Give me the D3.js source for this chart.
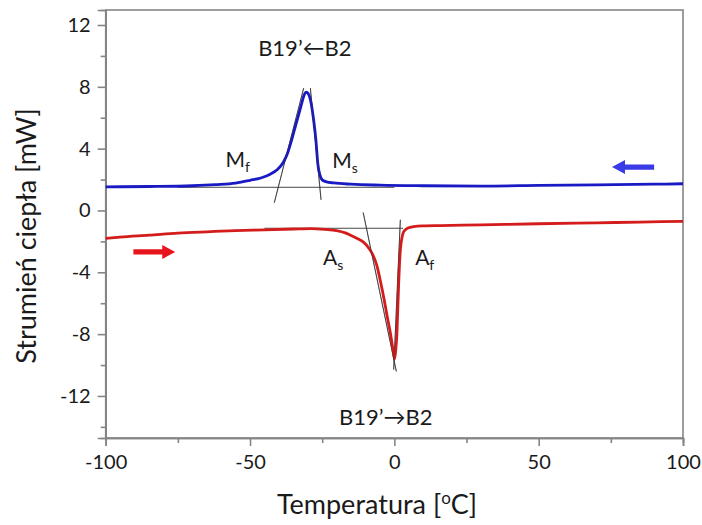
<!DOCTYPE html>
<html><head><meta charset="utf-8">
<script src="https://cdn.jsdelivr.net/npm/d3@7"></script>
<style>
html,body{margin:0;padding:0;background:#fff;}
text{font-family:Lato,"Open Sans",sans-serif;fill:#1a1a1a;}
</style></head>
<body><svg id="c" width="702" height="525"></svg>
<script>
// ---- data ----
const coolingT = [-100,-85,-70,-62,-55,-50,-46,-43,-40.5,-38.5,-37,-36,-34.5,-33,-32,-31.2,-30.5,-29.8,-29,-28,-27.2,-26.5,-25.8,-25,-23.5,-21,-15,-5,10,30,50,70,90,100];
const coolingV = [1.53,1.55,1.6,1.67,1.77,1.95,2.12,2.35,2.65,3.1,3.7,4.3,5.3,6.3,7.0,7.5,7.65,7.55,7.1,5.9,4.6,3.0,2.3,1.98,1.85,1.78,1.7,1.64,1.6,1.58,1.62,1.66,1.7,1.73];
const heatingT = [-100,-95,-85,-75,-65,-55,-45,-35,-29,-24,-20,-17,-15,-12.5,-10.7,-9,-7.5,-6,-4.8,-3.5,-2.5,-1.5,-0.8,-0.2,0.1,0.5,0.9,1.2,1.5,1.8,2.1,2.6,3.2,4.5,6.7,10,16,30,50,70,85,100];
const heatingV = [-1.8,-1.72,-1.6,-1.47,-1.38,-1.3,-1.25,-1.2,-1.17,-1.22,-1.3,-1.45,-1.62,-1.85,-2.05,-2.4,-2.85,-3.6,-4.6,-5.8,-6.85,-7.8,-8.6,-9.3,-9.6,-9.0,-7.9,-6.3,-4.7,-3.4,-2.5,-1.8,-1.38,-1.15,-1.04,-1.0,-0.98,-0.93,-0.86,-0.8,-0.75,-0.7];
// tangent construction lines [T1,V1,T2,V2]
const tangentLines = [
  [-75,1.5,0,1.5],
  [-41.6,0.5,-31.4,7.92],
  [-29.1,7.92,-25.4,0.69],
  [-45,-1.15,3,-1.15],
  [-10.8,-0.13,0.7,-10.42],
  [2.08,-0.6,-0.24,-10.3]
];
const xTicks = [-100,-50,0,50,100];
const xMinor = [-75,-25,25,75];
const yTicks = [12,8,4,0,-4,-8,-12];
const yMinor = [10,6,2,-2,-6,-10,-14];
// arrows: [Tstart, Tend, V]
const redArrow = [-90.4,-75.9,-2.68];
const blueArrow = [90,75.4,2.81];

const svg = d3.select('#c');
const x = d3.scaleLinear().domain([-100,100]).range([105.7,683]);
const y = d3.scaleLinear().domain([-14.72,12.97]).range([438,10]);
const axisCol = '#858585';
const fmt = d => String(d);

// frame
svg.append('rect').attr('x',x(-100)).attr('y',y(12.97)).attr('width',x(100)-x(-100)).attr('height',y(-14.72)-y(12.97))
  .attr('fill','none').attr('stroke',axisCol).attr('stroke-width',1.6);

// axes
const gx = svg.append('g').attr('transform',`translate(0,${y(-14.72)})`);
gx.call(d3.axisBottom(x).tickValues(xTicks).tickSize(8).tickPadding(9).tickFormat(fmt));
const gxm = svg.append('g').attr('transform',`translate(0,${y(-14.72)})`);
gxm.call(d3.axisBottom(x).tickValues(xMinor).tickSize(5).tickFormat(''));
const gy = svg.append('g').attr('transform',`translate(${x(-100)},0)`);
gy.call(d3.axisLeft(y).tickValues(yTicks).tickSize(8).tickPadding(7).tickFormat(fmt));
const gym = svg.append('g').attr('transform',`translate(${x(-100)},0)`);
gym.call(d3.axisLeft(y).tickValues(yMinor).tickSize(5).tickFormat(''));
[gx,gxm,gy,gym].forEach(g=>{
  g.select('.domain').attr('stroke',axisCol).attr('stroke-width',1.6);
  g.selectAll('.tick line').attr('stroke',axisCol).attr('stroke-width',1.6);
  g.selectAll('.tick text').attr('font-size',20).attr('fill','#1a1a1a').attr('font-family','Lato,"Open Sans",sans-serif');
});

// tangent lines
svg.append('g').selectAll('line').data(tangentLines).join('line')
  .attr('x1',d=>x(d[0])).attr('y1',d=>y(d[1])).attr('x2',d=>x(d[2])).attr('y2',d=>y(d[3]))
  .attr('stroke','#333').attr('stroke-width',0.9);

// curves
const line = d3.line().x(d=>x(d[0])).y(d=>y(d[1])).curve(d3.curveMonotoneX);
svg.append('path').datum(heatingT.map((t,i)=>[t,heatingV[i]])).attr('d',line)
  .attr('fill','none').attr('stroke','#d41c1c').attr('stroke-width',2.8).attr('stroke-linejoin','round');
svg.append('path').datum(coolingT.map((t,i)=>[t,coolingV[i]])).attr('d',line)
  .attr('fill','none').attr('stroke','#1a1ac4').attr('stroke-width',2.8).attr('stroke-linejoin','round');

// tangents faintly on top of the peaks
svg.append('g').selectAll('line').data(tangentLines.slice(1,3).concat(tangentLines.slice(4))).join('line')
  .attr('x1',d=>x(d[0])).attr('y1',d=>y(d[1])).attr('x2',d=>x(d[2])).attr('y2',d=>y(d[3]))
  .attr('stroke','#333').attr('stroke-width',0.6).attr('opacity',0.6);

// arrows
function arrow(a,col){
  const x0=x(a[0]), x1=x(a[1]), yy=y(a[2]);
  const dir = x1>x0?1:-1, head=13, hw=7, sw=2.6;
  const xb = x1-dir*head;
  const p = d3.path();
  p.moveTo(x0,yy-sw); p.lineTo(xb,yy-sw); p.lineTo(xb,yy-hw); p.lineTo(x1,yy);
  p.lineTo(xb,yy+hw); p.lineTo(xb,yy+sw); p.lineTo(x0,yy+sw); p.closePath();
  svg.append('path').attr('d',p.toString()).attr('fill',col);
}
arrow(redArrow,'#e8141c');
arrow(blueArrow,'#3a3ae6');

// annotations
function label(T,V,main,sub){
  const t = svg.append('text').attr('x',x(T)).attr('y',y(V)).attr('font-size',21);
  t.append('tspan').text(main);
  t.append('tspan').text(sub).attr('font-size',14).attr('dy',5);
}
label(-58.5,2.8,'M','f');
label(-21.5,2.75,'M','s');
label(-24.7,-3.55,'A','s');
label(7.2,-3.55,'A','f');
svg.append('text').attr('x',x(-31)).attr('y',y(10)).attr('text-anchor','middle').attr('font-size',22).text('B19’←B2');
svg.append('text').attr('x',x(-3)).attr('y',y(-13.85)).attr('text-anchor','middle').attr('font-size',22).text('B19’→B2');

// axis titles
const xt = svg.append('text').attr('x',377).attr('y',514).attr('text-anchor','middle').attr('font-size',27);
xt.append('tspan').text('Temperatura [');
xt.append('tspan').text('o').attr('font-size',17).attr('dy',-10);
xt.append('tspan').text('C]').attr('dy',10);
svg.append('text').attr('transform','translate(36,236) rotate(-90)').attr('text-anchor','middle').attr('font-size',27).text('Strumień ciepła [mW]');
</script></body></html>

+++++

WHAT YOU WILL DO: Leave out the pictures and restate everything else word for word.

SOLUTION:
Give me the D3.js source for this chart.
<!DOCTYPE html>
<html><head><meta charset="utf-8">
<script src="https://cdn.jsdelivr.net/npm/d3@7"></script>
<style>
html,body{margin:0;padding:0;background:#fff;}
text{font-family:Lato,"Open Sans",sans-serif;fill:#1a1a1a;}
</style></head>
<body><svg id="c" width="702" height="525"></svg>
<script>
// ---- data ----
const coolingT = [-100,-85,-70,-62,-55,-50,-46,-43,-40.5,-38.5,-37,-36,-34.5,-33,-32,-31.2,-30.5,-29.8,-29,-28,-27.2,-26.5,-25.8,-25,-23.5,-21,-15,-5,10,30,50,70,90,100];
const coolingV = [1.53,1.55,1.6,1.67,1.77,1.95,2.12,2.35,2.65,3.1,3.7,4.3,5.3,6.3,7.0,7.5,7.65,7.55,7.1,5.9,4.6,3.0,2.3,1.98,1.85,1.78,1.7,1.64,1.6,1.58,1.62,1.66,1.7,1.73];
const heatingT = [-100,-95,-85,-75,-65,-55,-45,-35,-29,-24,-20,-17,-15,-12.5,-10.7,-9,-7.5,-6,-4.8,-3.5,-2.5,-1.5,-0.8,-0.2,0.1,0.5,0.9,1.2,1.5,1.8,2.1,2.6,3.2,4.5,6.7,10,16,30,50,70,85,100];
const heatingV = [-1.8,-1.72,-1.6,-1.47,-1.38,-1.3,-1.25,-1.2,-1.17,-1.22,-1.3,-1.45,-1.62,-1.85,-2.05,-2.4,-2.85,-3.6,-4.6,-5.8,-6.85,-7.8,-8.6,-9.3,-9.6,-9.0,-7.9,-6.3,-4.7,-3.4,-2.5,-1.8,-1.38,-1.15,-1.04,-1.0,-0.98,-0.93,-0.86,-0.8,-0.75,-0.7];
// tangent construction lines [T1,V1,T2,V2]
const tangentLines = [
  [-75,1.5,0,1.5],
  [-41.6,0.5,-31.4,7.92],
  [-29.1,7.92,-25.4,0.69],
  [-45,-1.15,3,-1.15],
  [-10.8,-0.13,0.7,-10.42],
  [2.08,-0.6,-0.24,-10.3]
];
const xTicks = [-100,-50,0,50,100];
const xMinor = [-75,-25,25,75];
const yTicks = [12,8,4,0,-4,-8,-12];
const yMinor = [10,6,2,-2,-6,-10,-14];
// arrows: [Tstart, Tend, V]
const redArrow = [-90.4,-75.9,-2.68];
const blueArrow = [90,75.4,2.81];

const svg = d3.select('#c');
const x = d3.scaleLinear().domain([-100,100]).range([105.7,683]);
const y = d3.scaleLinear().domain([-14.72,12.97]).range([438,10]);
const axisCol = '#858585';
const fmt = d => String(d);

// frame
svg.append('rect').attr('x',x(-100)).attr('y',y(12.97)).attr('width',x(100)-x(-100)).attr('height',y(-14.72)-y(12.97))
  .attr('fill','none').attr('stroke',axisCol).attr('stroke-width',1.6);

// axes
const gx = svg.append('g').attr('transform',`translate(0,${y(-14.72)})`);
gx.call(d3.axisBottom(x).tickValues(xTicks).tickSize(8).tickPadding(9).tickFormat(fmt));
const gxm = svg.append('g').attr('transform',`translate(0,${y(-14.72)})`);
gxm.call(d3.axisBottom(x).tickValues(xMinor).tickSize(5).tickFormat(''));
const gy = svg.append('g').attr('transform',`translate(${x(-100)},0)`);
gy.call(d3.axisLeft(y).tickValues(yTicks).tickSize(8).tickPadding(7).tickFormat(fmt));
const gym = svg.append('g').attr('transform',`translate(${x(-100)},0)`);
gym.call(d3.axisLeft(y).tickValues(yMinor).tickSize(5).tickFormat(''));
[gx,gxm,gy,gym].forEach(g=>{
  g.select('.domain').attr('stroke',axisCol).attr('stroke-width',1.6);
  g.selectAll('.tick line').attr('stroke',axisCol).attr('stroke-width',1.6);
  g.selectAll('.tick text').attr('font-size',20).attr('fill','#1a1a1a').attr('font-family','Lato,"Open Sans",sans-serif');
});

// tangent lines
svg.append('g').selectAll('line').data(tangentLines).join('line')
  .attr('x1',d=>x(d[0])).attr('y1',d=>y(d[1])).attr('x2',d=>x(d[2])).attr('y2',d=>y(d[3]))
  .attr('stroke','#333').attr('stroke-width',0.9);

// curves
const line = d3.line().x(d=>x(d[0])).y(d=>y(d[1])).curve(d3.curveMonotoneX);
svg.append('path').datum(heatingT.map((t,i)=>[t,heatingV[i]])).attr('d',line)
  .attr('fill','none').attr('stroke','#d41c1c').attr('stroke-width',2.8).attr('stroke-linejoin','round');
svg.append('path').datum(coolingT.map((t,i)=>[t,coolingV[i]])).attr('d',line)
  .attr('fill','none').attr('stroke','#1a1ac4').attr('stroke-width',2.8).attr('stroke-linejoin','round');

// tangents faintly on top of the peaks
svg.append('g').selectAll('line').data(tangentLines.slice(1,3).concat(tangentLines.slice(4))).join('line')
  .attr('x1',d=>x(d[0])).attr('y1',d=>y(d[1])).attr('x2',d=>x(d[2])).attr('y2',d=>y(d[3]))
  .attr('stroke','#333').attr('stroke-width',0.6).attr('opacity',0.6);

// arrows
function arrow(a,col){
  const x0=x(a[0]), x1=x(a[1]), yy=y(a[2]);
  const dir = x1>x0?1:-1, head=13, hw=7, sw=2.6;
  const xb = x1-dir*head;
  const p = d3.path();
  p.moveTo(x0,yy-sw); p.lineTo(xb,yy-sw); p.lineTo(xb,yy-hw); p.lineTo(x1,yy);
  p.lineTo(xb,yy+hw); p.lineTo(xb,yy+sw); p.lineTo(x0,yy+sw); p.closePath();
  svg.append('path').attr('d',p.toString()).attr('fill',col);
}
arrow(redArrow,'#e8141c');
arrow(blueArrow,'#3a3ae6');

// annotations
function label(T,V,main,sub){
  const t = svg.append('text').attr('x',x(T)).attr('y',y(V)).attr('font-size',21);
  t.append('tspan').text(main);
  t.append('tspan').text(sub).attr('font-size',14).attr('dy',5);
}
label(-58.5,2.8,'M','f');
label(-21.5,2.75,'M','s');
label(-24.7,-3.55,'A','s');
label(7.2,-3.55,'A','f');
svg.append('text').attr('x',x(-31)).attr('y',y(10)).attr('text-anchor','middle').attr('font-size',22).text('B19’←B2');
svg.append('text').attr('x',x(-3)).attr('y',y(-13.85)).attr('text-anchor','middle').attr('font-size',22).text('B19’→B2');

// axis titles
const xt = svg.append('text').attr('x',377).attr('y',514).attr('text-anchor','middle').attr('font-size',27);
xt.append('tspan').text('Temperatura [');
xt.append('tspan').text('o').attr('font-size',17).attr('dy',-10);
xt.append('tspan').text('C]').attr('dy',10);
svg.append('text').attr('transform','translate(36,236) rotate(-90)').attr('text-anchor','middle').attr('font-size',27).text('Strumień ciepła [mW]');
</script></body></html>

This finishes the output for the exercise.